Jacopo Foroni: Cristina, reina di Svezia
Nino Rota: Il Cappello di Paglia di Firenze

 

It’s easy to pick out what makes Wexford Festival Opera, which runs through late October to early November, one of the top opera events on either side of the Atlantic.It has a brand new opera house, comprising not one but two main houses, named after Jerome Hynes and Sir Tony O’Reilly, two of the most beneficial figures in the festival’s recent history, constructed on the original (1832) site.

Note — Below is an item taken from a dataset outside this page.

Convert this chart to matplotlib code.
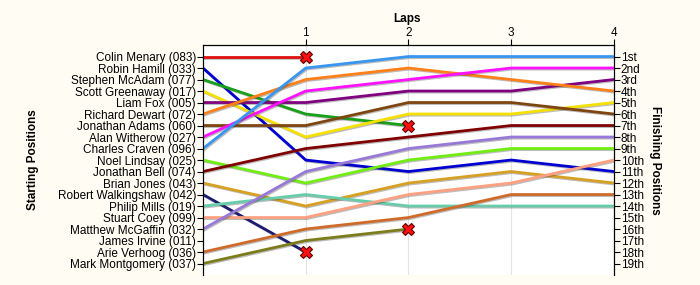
import numpy as np
import matplotlib
matplotlib.use('Agg')
import matplotlib.pyplot as plt
import matplotlib.patheffects as pe

plt.rcParams['font.family'] = ['Liberation Sans', 'DejaVu Sans']

# drivers in starting order
drivers = ['Colin Menary (083)', 'Robin Hamill (033)', 'Stephen McAdam (077)',
           'Scott Greenaway (017)', 'Liam Fox (005)', 'Richard Dewart (072)',
           'Jonathan Adams (060)', 'Alan Witherow (027)', 'Charles Craven (096)',
           'Noel Lindsay (025)', 'Jonathan Bell (074)', 'Brian Jones (043)',
           'Robert Walkingshaw (042)', 'Philip Mills (019)', 'Stuart Coey (099)',
           'Matthew McGaffin (032)', 'James Irvine (011)', 'Arie Verhoog (036)',
           'Mark Montgomery (037)']
ordinals = ['1st', '2nd', '3rd', '4th', '5th', '6th', '7th', '8th', '9th', '10th',
            '11th', '12th', '13th', '14th', '15th', '16th', '17th', '18th', '19th']
laps = [0, 1, 2, 3, 4]

# position after each lap (None = not running)
positions = {
    'Colin Menary (083)':       [1, 1, None, None, None],
    'Robin Hamill (033)':       [2, 10, 11, 10, 11],
    'Stephen McAdam (077)':     [3, 6, 7, None, None],
    'Scott Greenaway (017)':    [4, 8, 6, 6, 5],
    'Liam Fox (005)':           [5, 5, 4, 4, 3],
    'Richard Dewart (072)':     [6, 3, 2, 3, 4],
    'Jonathan Adams (060)':     [7, 7, 5, 5, 6],
    'Alan Witherow (027)':      [8, 4, 3, 2, 2],
    'Charles Craven (096)':     [9, 2, 1, 1, 1],
    'Noel Lindsay (025)':       [10, 12, 10, 9, 9],
    'Jonathan Bell (074)':      [11, 9, 8, 7, 7],
    'Brian Jones (043)':        [12, 14, 12, 11, 12],
    'Robert Walkingshaw (042)': [13, 18, None, None, None],
    'Philip Mills (019)':       [14, 13, 14, 14, 14],
    'Stuart Coey (099)':        [15, 15, 13, 12, 10],
    'Matthew McGaffin (032)':   [16, 11, 9, 8, 8],
    'Arie Verhoog (036)':       [18, 16, 15, 13, 13],
    'Mark Montgomery (037)':    [19, 17, 16, None, None],
}
# drivers who retired (marked with a cross at their last position)
retired = ['Colin Menary (083)', 'Stephen McAdam (077)',
           'Robert Walkingshaw (042)', 'Mark Montgomery (037)']

colors = {
    'Colin Menary (083)': '#e01010',
    'Robin Hamill (033)': '#0000d0',
    'Stephen McAdam (077)': '#18a018',
    'Scott Greenaway (017)': '#f5e000',
    'Liam Fox (005)': '#800080',
    'Richard Dewart (072)': '#ff8018',
    'Jonathan Adams (060)': '#7f4510',
    'Alan Witherow (027)': '#ff10ff',
    'Charles Craven (096)': '#3895f0',
    'Noel Lindsay (025)': '#70ee10',
    'Jonathan Bell (074)': '#800000',
    'Brian Jones (043)': '#d8a020',
    'Robert Walkingshaw (042)': '#1c1c70',
    'Philip Mills (019)': '#66ccaa',
    'Stuart Coey (099)': '#ffa080',
    'Matthew McGaffin (032)': '#9878d8',
    'Arie Verhoog (036)': '#d06a28',
    'Mark Montgomery (037)': '#7c7c1c',
}

fig = plt.figure(figsize=(7, 2.85), dpi=100, facecolor='#fffdf3')
ax = fig.add_axes([0.29, 0.035, 0.587, 0.807])
ax.set_facecolor('white')

shadow = [pe.SimpleLineShadow(offset=(0.8, -0.8), alpha=0.35, shadow_color='#404040'), pe.Normal()]
for name, pos in positions.items():
    x = [l for l, p in zip(laps, pos) if p is not None]
    y = [p for p in pos if p is not None]
    ax.plot(x, y, color=colors[name], lw=2.0, solid_joinstyle='miter',
            path_effects=shadow, zorder=3)
    if name in retired:
        ax.plot(x[-1], y[-1], marker='X', ms=8.5, mfc='#ff1010', mec='#600000',
                mew=0.8, zorder=5)

ax.set_xlim(0, 4)
ax.set_ylim(20, 0)
ax.set_yticks(range(1, 20))
ax.set_yticklabels(drivers, fontsize=8.5)
ax.set_xticks([1, 2, 3, 4])
ax.set_xticklabels(['1', '2', '3', '4'], fontsize=8.5)
ax.xaxis.tick_top()
ax.tick_params(axis='x', length=4, pad=0)
ax.tick_params(axis='y', length=4, pad=1)
ax.set_yticks(range(0, 21), minor=True)
ax.grid(True, which='minor', axis='y', color='#e4e4e4', lw=0.8, zorder=0)
ax.grid(True, which='major', axis='x', color='#e4e4e4', lw=0.8, zorder=0)
ax.tick_params(which='minor', length=0)
ax.set_xlabel('Laps', fontsize=8.5, fontweight='bold')
ax.xaxis.set_label_position('top')
ax.xaxis.set_label_coords(0.497, 1.10)
ax.set_ylabel('Starting Positions', fontsize=8.5, fontweight='bold')
ax.yaxis.set_label_coords(-0.40, 0.5)

ax.spines['bottom'].set_visible(False)

ax2 = ax.twinx()
ax2.set_ylim(20, 0)
ax2.set_yticks(range(1, 20))
ax2.set_yticklabels(ordinals, fontsize=8.5)
ax2.tick_params(axis='y', length=4, pad=1)
ax2.spines['bottom'].set_visible(False)
ax2.set_ylabel('Finishing Positions', fontsize=8.5, fontweight='bold', rotation=-90,
               va='bottom')
ax2.yaxis.set_label_coords(1.085, 0.5)

fig.savefig('out.png', dpi=100, facecolor=fig.get_facecolor())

It opened for opera in October 2008 with Rimsky-Korsakov’s Snegurochka (The Snow Maiden), Richard Rodney Bennett’s The Mines of Sulphur and Tutti in Maschera, by Verdi’s lesser-known colleague Carlo Pedrotti (1817-93), in October 2008. Pedrotti studied with Domenico Foroni, father of one of this year’s Wexford composers.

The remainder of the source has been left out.